Question

math 2: 8.2 progress check
one of these quadratics is factorable, but the other requires use
of the quadratic formula.
decide the best method, then solve each.
$x^2 + 6x - 7 = 0$ $x^2 - 4x - 7 = 0$
factorable:
quadratic form

Explanation:

For \( x^2 + 6x - 7 = 0 \) (Factorable)

Step1: Factor the quadratic

We need two numbers that multiply to \(-7\) and add to \(6\). The numbers are \(7\) and \(-1\) since \(7\times(-1)=-7\) and \(7 + (-1)=6\). So, we can factor the quadratic as:
\(x^2 + 6x - 7=(x + 7)(x - 1)=0\)

Step2: Solve for \(x\)

Set each factor equal to zero:

• \(x + 7 = 0\) gives \(x=-7\)
• \(x - 1 = 0\) gives \(x = 1\)

For \( x^2 - 4x - 7 = 0 \) (Quadratic Formula)
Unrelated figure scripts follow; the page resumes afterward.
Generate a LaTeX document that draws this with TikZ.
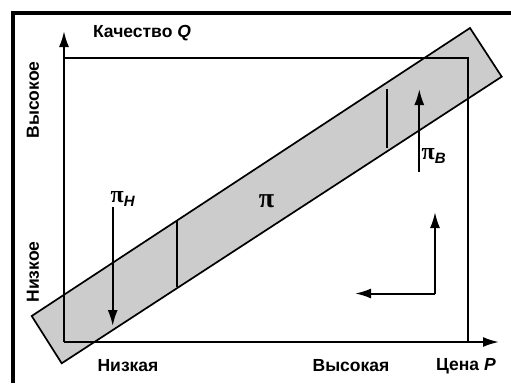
\documentclass[tikz,border=0pt]{standalone}
\usepackage{fontspec}
\setmainfont{Liberation Sans}
\newfontfamily\pifont{Liberation Serif}
\usetikzlibrary{arrows.meta}
\definecolor{bandgray}{RGB}{204,204,204}
\tikzset{
  lbl/.style={font=\fontsize{17.5}{19}\selectfont\bfseries, inner sep=0pt},
  pilbl/.style={font=\fontsize{24}{26}\selectfont\bfseries, inner sep=0pt},
  axisline/.style={line width=2pt},
  arr/.style={line width=2pt, -{Latex[length=16pt,width=10pt]}},
  tick/.style={line width=2pt},
  frameline/.style={line width=4.5pt},
}
\newcommand{\mypi}{{\pifont\bfseries π}}
\newcommand{\mysub}[1]{\raisebox{-4pt}{\fontsize{15}{16}\selectfont\bfseries\itshape #1}}
\begin{document}
\begin{tikzpicture}[x=1pt,y=-1pt]
\useasboundingbox (0,0) rectangle (511,383);
% frame (top and left)
\coordinate (f1) at (511,13);
\coordinate (f2) at (13,13);
\coordinate (f3) at (13,383);
\draw[frameline] (f1) -- (f2) -- (f3);
% band
\coordinate (bA) at (31.7,316);
\coordinate (bB) at (470,28);
\coordinate (bC) at (501.7,76.7);
\coordinate (bD) at (61.7,363.3);
\filldraw[fill=bandgray, line width=1.7pt] (bA) -- (bB) -- (bC) -- (bD) -- cycle;
% axes and box
\coordinate (o) at (64,342);
\coordinate (ytip) at (64,31);
\coordinate (xtip) at (499,342);
\coordinate (tl) at (64,58);
\coordinate (tr) at (468,58);
\coordinate (br) at (468,342);
\draw[arr] (o) -- (ytip);
\draw[arr] (o) -- (xtip);
\draw[axisline] (tl) -- (tr) -- (br);
% ticks in band
\coordinate (t1a) at (176.7,220.5);
\coordinate (t1b) at (176.7,287);
\coordinate (t2a) at (386.7,89);
\coordinate (t2b) at (386.7,148);
\draw[tick] (t1a) -- (t1b);
\draw[tick] (t2a) -- (t2b);
% pi arrows
\coordinate (pHs) at (112.7,207);
\coordinate (pHe) at (112.7,326);
\draw[arr] (pHs) -- (pHe);
\coordinate (pBs) at (419.3,172);
\coordinate (pBe) at (419.3,89);
\draw[arr] (pBs) -- (pBe);
\node[pilbl, anchor=base west] (piH) at (110.5,202.5) {\mypi\mysub{H}};
\node[pilbl, anchor=base west] (piB) at (421.5,159.5) {\mypi\mysub{B}};
\node[pilbl, font=\fontsize{28}{30}\selectfont\bfseries] (pi) at (266.5,201) {\mypi};
% L arrows
\coordinate (lc) at (435,293.5);
\coordinate (lu) at (435,212);
\coordinate (ll) at (355,293.5);
\draw[arr] (lc) -- (lu);
\draw[arr] (lc) -- (ll);
% labels
\node[lbl] (q) at (142,33) {Качество \textit{Q}};
\node[lbl, rotate=90] (vh) at (33,100) {Высокое};
\node[lbl, rotate=90] (vl) at (33,272) {Низкое};
\node[lbl] (pl) at (128,366) {Низкая};
\node[lbl] (ph) at (351,366) {Высокая};
\node[lbl] (p) at (466,366) {Цена \textit{P}};
\end{tikzpicture}
\end{document}
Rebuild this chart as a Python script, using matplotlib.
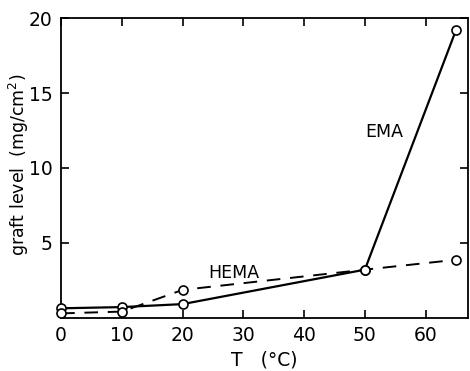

Step1: Identify \(a\), \(b\), \(c\)

For a quadratic equation \(ax^2+bx + c = 0\), here \(a = 1\), \(b=-4\), \(c=-7\)

Step2: Apply the quadratic formula

The quadratic formula is \(x=\frac{-b\pm\sqrt{b^2 - 4ac}}{2a}\)
Substitute \(a = 1\), \(b=-4\), \(c=-7\) into the formula:
First, calculate the discriminant \(b^2-4ac=(-4)^2-4\times1\times(-7)=16 + 28 = 44\)
Then, \(x=\frac{-(-4)\pm\sqrt{44}}{2\times1}=\frac{4\pm2\sqrt{11}}{2}=2\pm\sqrt{11}\)

Answer:

For \(x^2 + 6x - 7 = 0\), the solutions are \(x = 1\) and \(x=-7\)
For \(x^2 - 4x - 7 = 0\), the solutions are \(x = 2+\sqrt{11}\) and \(x = 2-\sqrt{11}\)